Only the lines from the top of the records below through the line containing "ax.text(719, 162, 'green" should be printed, exactly and without pictures.

# start of Source material

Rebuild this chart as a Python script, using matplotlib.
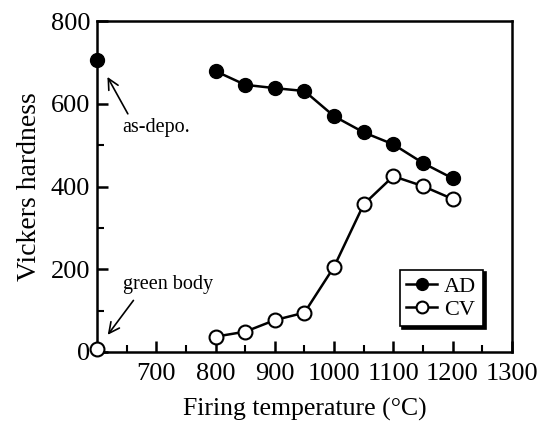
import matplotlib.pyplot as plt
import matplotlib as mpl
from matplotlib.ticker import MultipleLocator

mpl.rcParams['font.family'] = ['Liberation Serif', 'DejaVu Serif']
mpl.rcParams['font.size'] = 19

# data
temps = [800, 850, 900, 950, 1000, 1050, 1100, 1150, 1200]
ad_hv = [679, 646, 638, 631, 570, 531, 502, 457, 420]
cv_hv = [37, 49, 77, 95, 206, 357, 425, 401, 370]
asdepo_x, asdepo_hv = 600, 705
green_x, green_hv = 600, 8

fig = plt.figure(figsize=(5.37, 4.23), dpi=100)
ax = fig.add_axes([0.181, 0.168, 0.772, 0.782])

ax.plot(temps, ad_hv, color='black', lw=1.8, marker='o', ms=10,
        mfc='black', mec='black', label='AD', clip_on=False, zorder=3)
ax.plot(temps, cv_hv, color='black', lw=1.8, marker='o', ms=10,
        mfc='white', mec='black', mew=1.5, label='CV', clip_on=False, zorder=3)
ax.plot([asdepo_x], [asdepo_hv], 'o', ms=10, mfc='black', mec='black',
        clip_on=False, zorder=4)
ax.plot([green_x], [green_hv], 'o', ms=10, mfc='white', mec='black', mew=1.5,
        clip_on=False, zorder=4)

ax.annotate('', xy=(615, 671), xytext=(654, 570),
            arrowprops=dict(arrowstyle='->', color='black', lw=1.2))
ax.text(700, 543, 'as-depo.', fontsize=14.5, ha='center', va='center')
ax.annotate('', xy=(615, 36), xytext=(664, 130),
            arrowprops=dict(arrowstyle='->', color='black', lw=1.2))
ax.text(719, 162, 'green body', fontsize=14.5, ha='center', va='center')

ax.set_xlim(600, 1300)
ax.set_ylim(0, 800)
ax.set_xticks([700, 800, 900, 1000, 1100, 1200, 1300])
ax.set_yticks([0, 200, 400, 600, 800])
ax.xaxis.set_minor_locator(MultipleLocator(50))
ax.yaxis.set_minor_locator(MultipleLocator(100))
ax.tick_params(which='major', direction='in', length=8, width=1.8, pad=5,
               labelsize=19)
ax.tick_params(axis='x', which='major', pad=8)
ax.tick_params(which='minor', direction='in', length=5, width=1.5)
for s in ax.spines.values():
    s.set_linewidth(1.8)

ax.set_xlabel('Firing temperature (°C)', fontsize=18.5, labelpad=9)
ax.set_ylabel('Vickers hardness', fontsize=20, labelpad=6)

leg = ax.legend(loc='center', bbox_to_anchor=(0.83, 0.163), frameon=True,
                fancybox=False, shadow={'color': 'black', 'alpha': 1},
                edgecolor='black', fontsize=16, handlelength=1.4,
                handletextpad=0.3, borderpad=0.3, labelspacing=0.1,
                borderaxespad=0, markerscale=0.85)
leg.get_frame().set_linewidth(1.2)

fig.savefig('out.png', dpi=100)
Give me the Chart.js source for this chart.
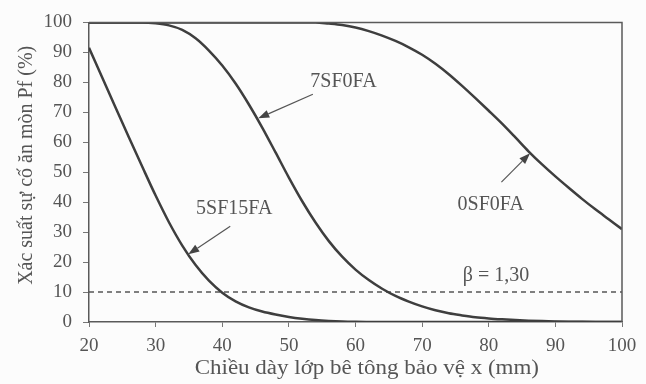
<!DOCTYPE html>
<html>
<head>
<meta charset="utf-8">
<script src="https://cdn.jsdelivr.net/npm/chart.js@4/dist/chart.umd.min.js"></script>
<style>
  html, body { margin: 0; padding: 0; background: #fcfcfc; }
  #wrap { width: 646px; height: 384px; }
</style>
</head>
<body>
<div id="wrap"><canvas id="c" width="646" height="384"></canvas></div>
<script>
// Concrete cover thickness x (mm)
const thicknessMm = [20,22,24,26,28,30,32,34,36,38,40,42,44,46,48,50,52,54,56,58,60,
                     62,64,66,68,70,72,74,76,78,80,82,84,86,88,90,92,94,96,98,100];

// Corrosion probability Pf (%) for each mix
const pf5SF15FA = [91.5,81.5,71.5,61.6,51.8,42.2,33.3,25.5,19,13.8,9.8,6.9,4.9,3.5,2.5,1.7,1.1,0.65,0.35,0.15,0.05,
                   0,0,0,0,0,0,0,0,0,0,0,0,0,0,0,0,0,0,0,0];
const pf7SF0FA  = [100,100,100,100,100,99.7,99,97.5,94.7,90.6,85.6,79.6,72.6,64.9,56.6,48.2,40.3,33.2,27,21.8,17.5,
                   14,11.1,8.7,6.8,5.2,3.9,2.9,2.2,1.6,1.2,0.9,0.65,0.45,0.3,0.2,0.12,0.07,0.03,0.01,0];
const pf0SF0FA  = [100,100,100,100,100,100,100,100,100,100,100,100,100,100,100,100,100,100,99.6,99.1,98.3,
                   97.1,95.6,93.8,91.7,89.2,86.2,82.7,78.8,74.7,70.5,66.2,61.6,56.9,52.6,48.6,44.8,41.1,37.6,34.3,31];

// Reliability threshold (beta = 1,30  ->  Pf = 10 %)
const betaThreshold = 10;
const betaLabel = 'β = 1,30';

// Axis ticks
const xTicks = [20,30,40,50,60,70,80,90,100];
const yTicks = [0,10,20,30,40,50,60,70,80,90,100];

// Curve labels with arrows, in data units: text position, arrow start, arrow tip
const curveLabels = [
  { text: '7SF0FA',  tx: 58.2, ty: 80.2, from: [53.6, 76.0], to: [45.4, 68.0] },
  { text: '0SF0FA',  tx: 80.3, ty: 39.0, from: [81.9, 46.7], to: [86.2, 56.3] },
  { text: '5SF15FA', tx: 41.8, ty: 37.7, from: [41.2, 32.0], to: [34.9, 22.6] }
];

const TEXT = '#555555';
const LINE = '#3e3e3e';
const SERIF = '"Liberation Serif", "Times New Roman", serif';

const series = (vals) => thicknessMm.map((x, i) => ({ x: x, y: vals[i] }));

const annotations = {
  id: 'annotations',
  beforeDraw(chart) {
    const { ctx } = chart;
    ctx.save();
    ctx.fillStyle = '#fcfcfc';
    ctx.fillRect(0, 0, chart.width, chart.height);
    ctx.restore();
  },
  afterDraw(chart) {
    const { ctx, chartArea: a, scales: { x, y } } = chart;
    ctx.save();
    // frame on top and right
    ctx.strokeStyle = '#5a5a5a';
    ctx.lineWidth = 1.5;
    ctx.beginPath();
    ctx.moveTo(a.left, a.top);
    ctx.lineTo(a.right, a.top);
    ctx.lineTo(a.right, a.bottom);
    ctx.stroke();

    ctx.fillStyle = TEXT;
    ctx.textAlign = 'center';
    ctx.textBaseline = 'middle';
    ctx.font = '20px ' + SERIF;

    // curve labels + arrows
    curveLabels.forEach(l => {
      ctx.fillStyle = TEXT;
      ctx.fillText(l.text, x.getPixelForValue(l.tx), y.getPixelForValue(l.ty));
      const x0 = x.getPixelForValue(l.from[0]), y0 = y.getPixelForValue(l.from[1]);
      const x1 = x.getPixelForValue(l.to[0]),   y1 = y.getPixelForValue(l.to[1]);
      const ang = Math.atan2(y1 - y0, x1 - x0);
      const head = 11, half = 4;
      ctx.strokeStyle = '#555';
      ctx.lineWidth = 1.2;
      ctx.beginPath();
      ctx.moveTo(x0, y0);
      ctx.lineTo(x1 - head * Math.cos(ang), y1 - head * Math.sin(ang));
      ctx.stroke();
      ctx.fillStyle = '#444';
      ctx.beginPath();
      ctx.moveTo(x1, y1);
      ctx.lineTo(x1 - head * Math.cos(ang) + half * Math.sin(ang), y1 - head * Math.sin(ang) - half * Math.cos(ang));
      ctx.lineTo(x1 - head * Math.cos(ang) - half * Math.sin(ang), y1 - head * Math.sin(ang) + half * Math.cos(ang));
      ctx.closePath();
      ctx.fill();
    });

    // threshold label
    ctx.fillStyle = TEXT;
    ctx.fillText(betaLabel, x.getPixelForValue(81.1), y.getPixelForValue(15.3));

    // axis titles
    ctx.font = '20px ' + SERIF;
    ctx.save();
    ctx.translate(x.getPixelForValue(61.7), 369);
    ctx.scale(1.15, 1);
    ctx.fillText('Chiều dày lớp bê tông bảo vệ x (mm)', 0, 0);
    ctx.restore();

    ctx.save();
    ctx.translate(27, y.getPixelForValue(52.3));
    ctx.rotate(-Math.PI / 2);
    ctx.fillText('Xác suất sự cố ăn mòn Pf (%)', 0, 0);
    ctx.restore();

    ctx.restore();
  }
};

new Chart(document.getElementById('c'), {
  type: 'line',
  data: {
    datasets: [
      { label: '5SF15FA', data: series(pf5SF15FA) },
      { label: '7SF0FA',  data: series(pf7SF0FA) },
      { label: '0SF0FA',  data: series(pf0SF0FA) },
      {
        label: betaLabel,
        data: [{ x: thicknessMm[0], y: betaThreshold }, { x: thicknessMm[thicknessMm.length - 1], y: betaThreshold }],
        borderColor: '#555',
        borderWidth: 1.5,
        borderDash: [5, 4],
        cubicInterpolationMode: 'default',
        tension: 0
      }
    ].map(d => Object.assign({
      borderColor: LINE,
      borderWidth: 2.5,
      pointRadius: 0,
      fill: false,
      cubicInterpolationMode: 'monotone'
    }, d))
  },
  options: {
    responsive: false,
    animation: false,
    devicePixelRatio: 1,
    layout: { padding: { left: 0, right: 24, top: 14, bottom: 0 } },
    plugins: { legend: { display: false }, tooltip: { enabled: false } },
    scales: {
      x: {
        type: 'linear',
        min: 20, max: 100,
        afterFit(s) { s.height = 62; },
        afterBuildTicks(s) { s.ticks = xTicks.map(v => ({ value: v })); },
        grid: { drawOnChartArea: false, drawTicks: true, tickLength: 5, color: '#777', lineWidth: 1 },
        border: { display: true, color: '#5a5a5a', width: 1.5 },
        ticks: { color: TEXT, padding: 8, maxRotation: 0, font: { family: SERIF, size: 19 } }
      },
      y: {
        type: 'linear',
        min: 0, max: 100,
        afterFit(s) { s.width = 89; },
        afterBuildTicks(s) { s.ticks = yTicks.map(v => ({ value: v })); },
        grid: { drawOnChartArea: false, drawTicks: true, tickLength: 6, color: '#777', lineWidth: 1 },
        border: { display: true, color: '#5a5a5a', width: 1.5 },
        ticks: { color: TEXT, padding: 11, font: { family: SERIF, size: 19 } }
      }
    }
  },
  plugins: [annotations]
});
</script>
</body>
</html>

# end of Source material

**Exercise result:**
Rebuild this chart as a Python script, using matplotlib.
import matplotlib.pyplot as plt
import matplotlib as mpl
from matplotlib.ticker import MultipleLocator

mpl.rcParams['font.family'] = ['Liberation Serif', 'DejaVu Serif']
mpl.rcParams['font.size'] = 19

# data
temps = [800, 850, 900, 950, 1000, 1050, 1100, 1150, 1200]
ad_hv = [679, 646, 638, 631, 570, 531, 502, 457, 420]
cv_hv = [37, 49, 77, 95, 206, 357, 425, 401, 370]
asdepo_x, asdepo_hv = 600, 705
green_x, green_hv = 600, 8

fig = plt.figure(figsize=(5.37, 4.23), dpi=100)
ax = fig.add_axes([0.181, 0.168, 0.772, 0.782])

ax.plot(temps, ad_hv, color='black', lw=1.8, marker='o', ms=10,
        mfc='black', mec='black', label='AD', clip_on=False, zorder=3)
ax.plot(temps, cv_hv, color='black', lw=1.8, marker='o', ms=10,
        mfc='white', mec='black', mew=1.5, label='CV', clip_on=False, zorder=3)
ax.plot([asdepo_x], [asdepo_hv], 'o', ms=10, mfc='black', mec='black',
        clip_on=False, zorder=4)
ax.plot([green_x], [green_hv], 'o', ms=10, mfc='white', mec='black', mew=1.5,
        clip_on=False, zorder=4)

ax.annotate('', xy=(615, 671), xytext=(654, 570),
            arrowprops=dict(arrowstyle='->', color='black', lw=1.2))
ax.text(700, 543, 'as-depo.', fontsize=14.5, ha='center', va='center')
ax.annotate('', xy=(615, 36), xytext=(664, 130),
            arrowprops=dict(arrowstyle='->', color='black', lw=1.2))
ax.text(719, 162, 'green body', fontsize=14.5, ha='center', va='center')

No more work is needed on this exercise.